Authors Include: Kenneth J. Arrow, Elizabeth E. Bailey, William J. Baumol, Jagdish Bhagwati, Michael J. Boskin, David F. Bradford, Robert W. Crandall, Maureen L. Cropper, Christopher DeMuth, George C. Eads, Milton Friedman, John D. Graham, Wendy L. Gramm, Robert W. Hahn, Paul L. Joskow, Alfred E. Kahn, Paul R. Krugman, Lester B. Lave, Robert E. Litan, Randall Lutter, Paul W. MacAvoy, Paul W. McCracken, James C. Miller III, William A. Niskanen, William D. Nordhaus, Wallace E. Oates, Peter Passell, Sam Peltzman, Paul R. Portney, Alice M. Rivlin, Milton Russell, Richard L. Schmalensee, Charles L. Schultze, V. Kerry Smith, Robert M. Solow, Robert N. Stavins, Joseph E. Stiglitz, Laura D’Andrea Tyson, W. Kip Viscusi, Murray L. Weidenbaum, Janet L. Yellen, Richard J. Zeckhauser.


Interest of Amici Curiae

This brief is being submitted on behalf of a group of economists. The purpose of the brief is not to attempt to guide the Court on legal issues but to inform it on economic ones. To put ourselves in the best possible position to offer the Court our expertise, we have tried to understand, in light of the legal task confronting the Court, where our own economic expertise might have a useful role to play.

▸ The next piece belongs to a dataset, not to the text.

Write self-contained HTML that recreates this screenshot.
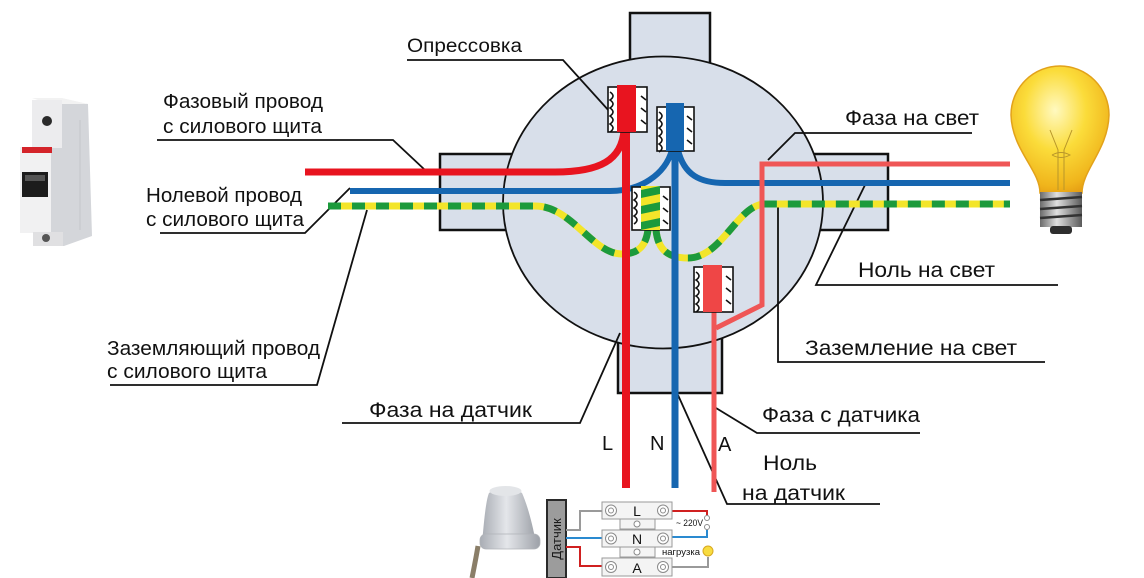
<!DOCTYPE html>
<html><head><meta charset="utf-8"><style>
html,body{margin:0;padding:0;background:#fff;}
svg{display:block;}
text{font-family:"Liberation Sans",Arial,sans-serif;fill:#111;}
</style></head><body>
<svg width="1144" height="578" viewBox="0 0 1144 578" xmlns="http://www.w3.org/2000/svg">
<defs>
<radialGradient id="bulbG" cx="0.45" cy="0.35" r="0.7">
<stop offset="0" stop-color="#fff9c0"/><stop offset="0.45" stop-color="#fbdc3a"/><stop offset="0.85" stop-color="#f0b51c"/><stop offset="1" stop-color="#e49a12"/>
</radialGradient>
<linearGradient id="baseG" x1="0" x2="1"><stop offset="0" stop-color="#6b6b6b"/><stop offset="0.4" stop-color="#e0e0e0"/><stop offset="1" stop-color="#5a5a5a"/></linearGradient>
<linearGradient id="capG" x1="0" x2="1"><stop offset="0" stop-color="#a9adb4"/><stop offset="0.45" stop-color="#e4e6ea"/><stop offset="1" stop-color="#9da1a8"/></linearGradient>
</defs>
<rect width="1144" height="578" fill="#fff"/>

<!-- Breaker -->
<polygon points="50,100 88,104 92,236 64,246 50,246" fill="#d4d6da"/>
<polygon points="32,98 62,98 88,104 50,104" fill="#f2f2f2"/>
<rect x="32" y="100" width="30" height="48" fill="#ececee"/>
<circle cx="47" cy="121" r="5" fill="#2a2a2a"/>
<rect x="20" y="147" width="31" height="86" fill="#f1f1f2"/>
<rect x="22" y="147" width="30" height="6" fill="#d4242a"/>
<rect x="22" y="172" width="26" height="25" fill="#1c1c1c"/>
<rect x="25" y="175" width="20" height="6" fill="#555"/>
<rect x="33" y="232" width="30" height="14" fill="#e0e0e2"/>
<circle cx="46" cy="238" r="4" fill="#555"/>
<line x1="80" y1="120" x2="80" y2="230" stroke="#c4c6ca" stroke-width="1"/>

<!-- Box rectangles -->
<rect x="630" y="13" width="80" height="80" fill="#d8dfea" stroke="#111" stroke-width="2.5"/>
<rect x="440" y="154" width="110" height="76" fill="#d8dfea" stroke="#111" stroke-width="2.5"/>
<rect x="780" y="154" width="108" height="76" fill="#d8dfea" stroke="#111" stroke-width="2.5"/>
<rect x="618" y="290" width="104" height="103" fill="#d8dfea" stroke="#111" stroke-width="2.5"/>
<ellipse cx="663" cy="202.5" rx="160" ry="146" fill="#d8dfea" stroke="#111" stroke-width="1.8"/>

<!-- Leader lines -->
<g fill="none" stroke="#111" stroke-width="1.8">
<polyline points="407,60 563,60 610,112"/>
<polyline points="157,140 393,140 425,170"/>
<polyline points="160,233 305,233 350,188"/>
<polyline points="110,385 317,385 367,210"/>
<polyline points="972,133 795,133 768,160"/>
<polyline points="1058,285 816,285 865,185"/>
<polyline points="1045,362 778,362 778,207"/>
<polyline points="342,423 580,423 620,333"/>
<polyline points="920,433 757,433 716,408"/>
<polyline points="880,504 727,504 678,395"/>
</g>

<!-- Wires -->
<g fill="none" stroke-linecap="butt">
<path d="M328,206 H535 C572,206 592,254 622,254 C640,254 646,244 648,230" stroke="#f3e52a" stroke-width="7"/>
<path d="M328,206 H535 C572,206 592,254 622,254 C640,254 646,244 648,230" stroke="#1c9a3c" stroke-width="7" stroke-dasharray="13,11"/>
<path d="M656,230 C658,250 668,258 688,258 C722,258 738,204 765,204 H1010" stroke="#f3e52a" stroke-width="7"/>
<path d="M656,230 C658,250 668,258 688,258 C722,258 738,204 765,204 H1010" stroke="#1c9a3c" stroke-width="7" stroke-dasharray="13,11"/>
<path d="M350,191 H610 C640,191 665,175 672,150" stroke="#1666b0" stroke-width="6"/>
<path d="M678,150 C684,175 700,183 725,183 H1010" stroke="#1666b0" stroke-width="6"/>
<path d="M305,172 H555 C600,172 622,160 624,130" stroke="#e8141f" stroke-width="7"/>
<line x1="626" y1="90" x2="626" y2="488" stroke="#e8141f" stroke-width="8"/>
<line x1="675" y1="110" x2="675" y2="488" stroke="#1666b0" stroke-width="7"/>
<line x1="714" y1="300" x2="714" y2="492" stroke="#ef5656" stroke-width="5"/>
<path d="M716,328 L762,305 V164 H1010" stroke="#ef5656" stroke-width="5"/>
</g>

<!-- Crimps -->
<g stroke="#111" stroke-width="1.6">
<rect x="608" y="87" width="39" height="45" fill="#fff"/>
<rect x="657" y="107" width="37" height="44" fill="#fff"/>
<rect x="632" y="187" width="38" height="43" fill="#fff"/>
<rect x="694" y="267" width="39" height="45" fill="#fff"/>
</g>
<g fill="none" stroke="#111" stroke-width="1.6">
<path d="M610,92 q6,4 0,8 q6,4 0,8 q6,4 0,8 q6,4 0,8 q6,4 0,8"/>
<path d="M641,96 l5,4 M641,108 l5,4 M641,120 l5,4"/>
<path d="M659,112 q6,4 0,8 q6,4 0,8 q6,4 0,8 q6,4 0,8 q6,4 0,8"/>
<path d="M687,116 l5,4 M687,128 l5,4 M687,140 l5,4"/>
<path d="M634,192 q6,4 0,8 q6,4 0,8 q6,4 0,8 q6,4 0,8"/>
<path d="M663,196 l5,4 M663,208 l5,4 M663,220 l5,4"/>
<path d="M696,272 q6,4 0,8 q6,4 0,8 q6,4 0,8 q6,4 0,8 q6,4 0,8"/>
<path d="M726,276 l5,4 M726,288 l5,4 M726,300 l5,4"/>
</g>
<rect x="617" y="85" width="19" height="47" fill="#e8141f"/>
<rect x="666" y="103" width="18" height="48" fill="#1666b0"/>
<rect x="641" y="186" width="19" height="44" fill="#f3e52a"/>
<path d="M641,190 l19,-4 v8 l-19,4 z M641,206 l19,-4 v8 l-19,4 z M641,222 l19,-4 v8 l-19,4 z" fill="#1c9a3c"/>
<rect x="703" y="265" width="19" height="47" fill="#ef4646"/>

<!-- Bulb -->
<path d="M1040,193 C1040,170 1012,150 1011,115 A49,49 0 1 1 1109,115 C1108,150 1082,170 1082,193 Z" fill="url(#bulbG)" stroke="#e2a21a" stroke-width="1.5"/>
<g fill="none" stroke="#b8962a" stroke-width="1">
<path d="M1050,130 L1058,150 L1058,190 M1072,130 L1064,150 L1064,190"/>
<path d="M1052,155 q9,-5 18,0 q-9,5 -18,0"/>
</g>
<rect x="1040" y="192" width="42" height="35" fill="url(#baseG)"/>
<g stroke="#333" stroke-width="2.5">
<line x1="1040" y1="200" x2="1082" y2="197"/>
<line x1="1040" y1="209" x2="1082" y2="206"/>
<line x1="1040" y1="218" x2="1082" y2="215"/>
</g>
<rect x="1050" y="226" width="22" height="8" rx="3" fill="#2e2e2e"/>

<!-- Sensor cap -->
<path d="M482,544 C484,520 486,500 489,493 Q505,482 522,493 C526,502 532,520 536,544 Z" fill="url(#capG)"/>
<rect x="480" y="534" width="60" height="15" rx="6" fill="url(#capG)" stroke="#b0b3b8" stroke-width="0.8"/>
<ellipse cx="505.5" cy="491" rx="16" ry="5" fill="#e3e5e8"/>
<path d="M478,546 C476,558 474,568 472,578" stroke="#8a7e68" stroke-width="5" fill="none"/>

<!-- Datchik box -->
<rect x="547" y="500" width="19" height="78" fill="#9c9c9c" stroke="#2a2a2a" stroke-width="2"/>
<text x="556.5" y="539" transform="rotate(-90 556.5 539)" text-anchor="middle" dominant-baseline="central" font-size="13" style="fill:#1a1a1a">Датчик</text>

<!-- terminal wiring -->
<g fill="none" stroke-width="2">
<path d="M566,530 H580 V511 H603" stroke="#9a9a9a"/>
<path d="M566,538 H603" stroke="#2a8ad0"/>
<path d="M566,547 H580 V566 H603" stroke="#d02020"/>
<path d="M672,511 H707 V515" stroke="#d02020"/>
<path d="M672,537 H707 V530" stroke="#2a8ad0"/>
<path d="M672,567 H708 V557" stroke="#9a9a9a"/>
</g>
<g fill="#f4f4f4" stroke="#9a9a9a" stroke-width="1">
<rect x="602" y="502" width="70" height="17"/>
<rect x="620" y="519" width="35" height="10"/>
<rect x="602" y="530" width="70" height="17"/>
<rect x="620" y="547" width="35" height="10"/>
<rect x="602" y="558" width="70" height="18"/>
</g>
<g fill="#fff" stroke="#8a8a8a" stroke-width="1">
<circle cx="637" cy="524" r="3"/><circle cx="637" cy="552" r="3"/>
<circle cx="611" cy="510.5" r="5.5"/><circle cx="663" cy="510.5" r="5.5"/>
<circle cx="611" cy="538.5" r="5.5"/><circle cx="663" cy="538.5" r="5.5"/>
<circle cx="611" cy="567" r="5.5"/><circle cx="663" cy="567" r="5.5"/>
<circle cx="611" cy="510.5" r="2.5"/><circle cx="663" cy="510.5" r="2.5"/>
<circle cx="611" cy="538.5" r="2.5"/><circle cx="663" cy="538.5" r="2.5"/>
<circle cx="611" cy="567" r="2.5"/><circle cx="663" cy="567" r="2.5"/>
<circle cx="707" cy="518" r="2.5"/><circle cx="707" cy="527" r="2.5"/>
</g>
<circle cx="708" cy="551" r="5" fill="#f8dc40" stroke="#d8a820" stroke-width="1"/>
<text x="637" y="516" text-anchor="middle" font-size="14">L</text>
<text x="637" y="544" text-anchor="middle" font-size="14">N</text>
<text x="637" y="573" text-anchor="middle" font-size="14">A</text>
<text x="676" y="526" font-size="9" textLength="27" lengthAdjust="spacingAndGlyphs">~ 220V</text>
<text x="662" y="555" font-size="9" textLength="38" lengthAdjust="spacingAndGlyphs">нагрузка</text>

<!-- Labels -->
<g font-size="20">
<text x="407" y="52" font-size="19" textLength="115" lengthAdjust="spacingAndGlyphs">Опрессовка</text>
<text x="163" y="108" textLength="160" lengthAdjust="spacingAndGlyphs">Фазовый провод</text>
<text x="163" y="133" textLength="159" lengthAdjust="spacingAndGlyphs">с силового щита</text>
<text x="146" y="202" textLength="156" lengthAdjust="spacingAndGlyphs">Нолевой провод</text>
<text x="146" y="226" textLength="158" lengthAdjust="spacingAndGlyphs">с силового щита</text>
<text x="107" y="355" textLength="213" lengthAdjust="spacingAndGlyphs">Заземляющий провод</text>
<text x="107" y="378" textLength="160" lengthAdjust="spacingAndGlyphs">с силового щита</text>
<text x="845" y="125" font-size="21" textLength="134" lengthAdjust="spacingAndGlyphs">Фаза на свет</text>
<text x="858" y="277" font-size="21" textLength="137" lengthAdjust="spacingAndGlyphs">Ноль на свет</text>
<text x="805" y="355" font-size="21" textLength="212" lengthAdjust="spacingAndGlyphs">Заземление на свет</text>
<text x="369" y="417" font-size="21" textLength="163" lengthAdjust="spacingAndGlyphs">Фаза на датчик</text>
<text x="762" y="422" font-size="21" textLength="158" lengthAdjust="spacingAndGlyphs">Фаза с датчика</text>
<text x="763" y="470" font-size="21" textLength="54" lengthAdjust="spacingAndGlyphs">Ноль</text>
<text x="742" y="500" font-size="21" textLength="103" lengthAdjust="spacingAndGlyphs">на датчик</text>
<text x="602" y="450" font-size="20">L</text>
<text x="650" y="450" font-size="20">N</text>
<text x="718" y="451" font-size="20">A</text>
</g>
</svg>
</body></html>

To that end, we understand that the lawyers who brought this case framed the following question for the Court’s consideration: “Whether the Clean Air Act requires that the Environmental Protection Agency ignore all factors ‘other than health effects relating to pollutants in the air’” when setting National Ambient Air Quality Standards (NAAQS). We also understand that this question has arisen in part because the United States Court of Appeals in Washington, D.C., whose responsibility it is to review air quality standards issued by the Environmental Protection Agency (EPA), has interpreted the Clean Air Act as barring the EPA from even considering the potential costs of its air quality regulations.

The merits of this legal debate between the D.C. Circuit and the counsel who have contested the D.C. Circuit’s views are beyond the scope of our economic expertise and hence of this brief. Nonetheless, we respectfully offer the following observations with hopes that they may ultimately prove useful.